When Hunter unleashes a cruel “brushback baroque” on hitters (“Every beanball, every reaper-scythe curve, and every perfectly placed change was as intentional as a brushstroke on the Sistine Chapel”) it goes unchallenged. “Nobody wanted to be the rat bastard who charged Heath Hunter, the picture of innocence and virtue, who had been through more tribulations than any human being who ever walked the earth.” He’s untouchable, only not in any way that matters. Hunter excels, enters the majors, wins award after award, trophy after trophy, falls in love with a girl who lives in a home fashioned from an old freighter. But he can enjoy none of it, so soiled is it by blackmail and secrets and lies right up until the day, desperate for a way out, Hunter winds up in a tool shed, “his trembling right hand [raising] the rock over his left, which was something Thor would never do, that is to say, Samson would not raise clippers…”

Still Hunter finds no release, sliding further into a damnation not of his own making. The shocking climax that will bring us to Mexico has begun…

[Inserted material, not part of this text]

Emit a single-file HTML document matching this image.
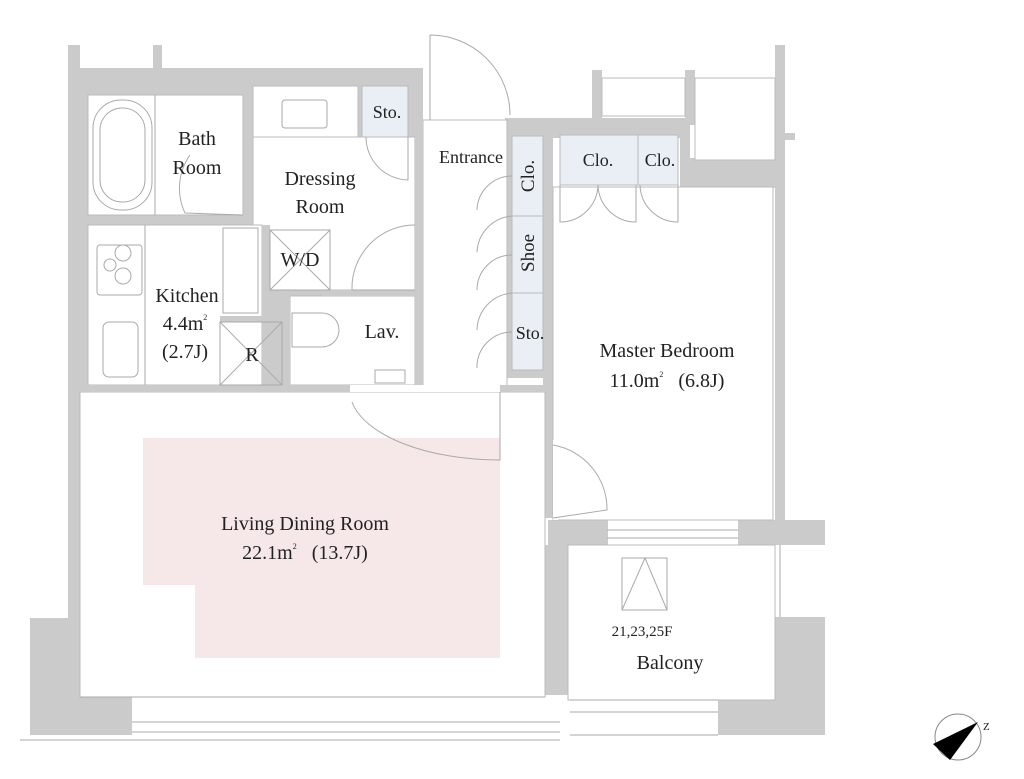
<!DOCTYPE html>
<html><head><meta charset="utf-8"><style>
html,body{margin:0;padding:0;background:#fff;}
svg{display:block}
text{font-family:"Liberation Serif",serif;fill:#222;}
</style></head><body>
<svg width="1024" height="779" viewBox="0 0 1024 779" xmlns="http://www.w3.org/2000/svg">
<g fill="#cbcbcb">
  <rect x="68" y="45" width="12" height="30"/>
  <rect x="153" y="45" width="9" height="30"/>
  <rect x="68" y="68" width="355" height="324"/>
  <rect x="68" y="68" width="12" height="552"/>
  <rect x="415" y="68" width="8" height="52"/>
  <rect x="508" y="118" width="44" height="18"/>
  <rect x="543" y="118" width="145" height="20"/>
  <rect x="505" y="118" width="47" height="260"/>
  <rect x="543" y="118" width="10" height="400"/>
  <rect x="543" y="545" width="25" height="150"/>
  <rect x="680" y="118" width="10" height="70"/>
  <rect x="680" y="158" width="105" height="30"/>
  <rect x="592" y="70" width="10" height="55"/>
  <rect x="685" y="70" width="10" height="55"/>
  <rect x="775" y="45" width="10" height="475"/>
  <rect x="785" y="133" width="10" height="7"/>
  <rect x="548" y="520" width="60" height="25"/>
  <rect x="738" y="520" width="87" height="25"/>
  <rect x="30" y="618" width="102" height="117"/>
  <rect x="718" y="617" width="107" height="118"/>
</g>
<g fill="#fff" stroke="#bbb" stroke-width="1">
  <rect x="88" y="95" width="155" height="120"/>
  <rect x="253" y="86" width="105" height="51"/>
  <rect x="253" y="137" width="162" height="153"/>
  <rect x="88" y="225" width="174" height="160"/>
  <rect x="290" y="296" width="125" height="89"/>
  <rect x="423" y="120" width="84" height="270"/>
  <rect x="80" y="392" width="465" height="305"/>
  <rect x="553" y="187" width="220" height="333"/>
  <rect x="568" y="545" width="207" height="155"/>
  <rect x="602" y="78" width="83" height="38"/>
  <rect x="695" y="78" width="80" height="82"/>
</g>
<rect x="322" y="290" width="93" height="6" fill="#cbcbcb"/>
<rect x="262" y="225" width="8" height="160" fill="#cbcbcb"/>
<rect x="282" y="290" width="8" height="95" fill="#cbcbcb"/>
<rect x="220" y="316" width="62" height="6" fill="#cbcbcb"/>
<rect x="415" y="120" width="8" height="270" fill="#cbcbcb"/>
<rect x="80" y="385" width="465" height="7" fill="#cbcbcb"/>
<rect x="350" y="385" width="150" height="7" fill="#fff"/>
<rect x="553" y="440" width="5" height="80" fill="#fff"/>
<g fill="#e9eff4" stroke="#bbb" stroke-width="1">
  <rect x="362" y="86" width="46" height="51"/>
  <rect x="512" y="136" width="31" height="80"/>
  <rect x="512" y="216" width="31" height="77"/>
  <rect x="512" y="293" width="31" height="77"/>
  <rect x="560" y="135" width="78" height="50"/>
  <rect x="638" y="135" width="40" height="50"/>
</g>
<polygon points="143,438 500,438 500,658 195,658 195,585 143,585" fill="#f6e8e8"/>
<g fill="none" stroke="#aaa" stroke-width="1">
  <line x1="155" y1="95" x2="155" y2="215"/>
  <rect x="93" y="100" width="59" height="110" rx="28"/>
  <rect x="100" y="108" width="45" height="94" rx="22"/>
  <rect x="282" y="100" width="45" height="28" rx="3"/>
  <rect x="270" y="230" width="60" height="60"/>
  <line x1="270" y1="230" x2="330" y2="290"/><line x1="330" y1="230" x2="270" y2="290"/>
  <rect x="220" y="322" width="62" height="63"/>
  <line x1="220" y1="322" x2="282" y2="385"/><line x1="282" y1="322" x2="220" y2="385"/>
  <rect x="97" y="245" width="45" height="50" rx="3"/>
  <circle cx="123" cy="253" r="8"/><circle cx="110" cy="265" r="6"/><circle cx="123" cy="276" r="8"/>
  <rect x="103" y="322" width="35" height="55" rx="6"/>
  <line x1="145" y1="225" x2="145" y2="385"/>
  <rect x="223" y="228" width="35" height="85"/>
  <path d="M292 313 h30 a17 17 0 0 1 0 34 h-30 z"/>
  <rect x="375" y="370" width="30" height="13"/>
  <path d="M243 215 L185 213 A58 58 0 0 1 190 155"/>
  <path d="M408 137 L408 180 A43 43 0 0 1 366 137"/>
  <path d="M415 290 L352 290 A63 63 0 0 1 415 225"/>
  <path d="M430 35 A80 80 0 0 1 510 115 M430 35 L430 120"/>
  <path d="M352 402 A150 70 0 0 0 500 460 L500 392"/>
  <path d="M512 176 A35 35 0 0 0 477 210 M512 216 A38 38 0 0 0 477 252"/>
  <path d="M512 255 A35 35 0 0 0 477 290 M512 293 A38 38 0 0 0 477 330"/>
  <path d="M512 332 A35 35 0 0 0 477 368"/>
  <path d="M560 185 v37 a38 38 0 0 0 38 -37 a38 38 0 0 0 38 37 v-37"/>
  <path d="M640 185 a38 38 0 0 0 38 37 v-37"/>
  <path d="M553 445 A65 65 0 0 1 607 510 L553 518"/>
  <rect x="622" y="558" width="45" height="52"/>
  <path d="M622 610 L645 558 L667 610"/>
  <line x1="607" y1="530" x2="738" y2="530"/><line x1="607" y1="538" x2="738" y2="538"/>
  <line x1="80" y1="697" x2="545" y2="697"/>
  <line x1="132" y1="722" x2="560" y2="722"/><line x1="132" y1="732" x2="560" y2="732"/>
  <line x1="570" y1="700" x2="718" y2="700"/><line x1="570" y1="712" x2="718" y2="712"/>
  <line x1="570" y1="735" x2="718" y2="735"/>
  <line x1="780" y1="545" x2="780" y2="617"/>
  <line x1="20" y1="740" x2="560" y2="740"/>
  <circle cx="958" cy="737" r="23" stroke="#888"/>
</g>
<polygon points="933,744 978,722 950,760" fill="#000"/>
<text x="983" y="730" font-size="11">Z</text>
<g text-anchor="middle" font-size="20">
  <text x="197" y="145">Bath</text><text x="197" y="174">Room</text>
  <text x="387" y="118" font-size="18">Sto.</text>
  <text x="471" y="163" font-size="18">Entrance</text>
  <text x="320" y="185">Dressing</text><text x="320" y="213">Room</text>
  <text x="300" y="266">W/D</text>
  <text x="187" y="302">Kitchen</text>
  <text x="185" y="330">4.4m<tspan font-size="8" dy="-10">2</tspan></text>
  <text x="185" y="358">(2.7J)</text>
  <text x="252" y="361">R</text>
  <text x="382" y="338">Lav.</text>
  <text transform="translate(534,176) rotate(-90)" font-size="19">Clo.</text>
  <text transform="translate(534,253) rotate(-90)" font-size="19">Shoe</text>
  <text x="530" y="339" font-size="18">Sto.</text>
  <text x="598" y="166" font-size="18">Clo.</text>
  <text x="660" y="166" font-size="18">Clo.</text>
  <text x="667" y="357">Master Bedroom</text>
  <text x="667" y="387" xml:space="preserve">11.0m<tspan font-size="8" dy="-10">2</tspan><tspan dy="10">   (6.8J)</tspan></text>
  <text x="305" y="530">Living Dining Room</text>
  <text x="305" y="559" xml:space="preserve">22.1m<tspan font-size="8" dy="-10">2</tspan><tspan dy="10">   (13.7J)</tspan></text>
  <text x="642" y="636" font-size="15">21,23,25F</text>
  <text x="670" y="669">Balcony</text>
</g>
</svg>
</body></html>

“YOU THINK ANYONE EVER really up and quits doing the wrong thing on their own?” an antagonist asks Hunter early on in Mechaniks, when hope still has a discernible pulse. At the time the answer appears ambiguous, but as the novel progresses one of his tormentors turns to religion and works to right the wrongs of his past. We see it answered in the affirmative. Alas, his question proves not to be the only pertinent one. A corresponding query might be, Can they quit before the sin becomes unforgivable?

It is not, one presumes, an exact science.

By novel’s end several of Hunter’s real and imagined interlocutors pay an irrevocable price, yet none of this redeems Hunter or the life that once held so much promise. “It was never suggested that Heath Hunter go to hell…” Bonazelli writes. “Even at the end, most people knew redundant when they saw it.”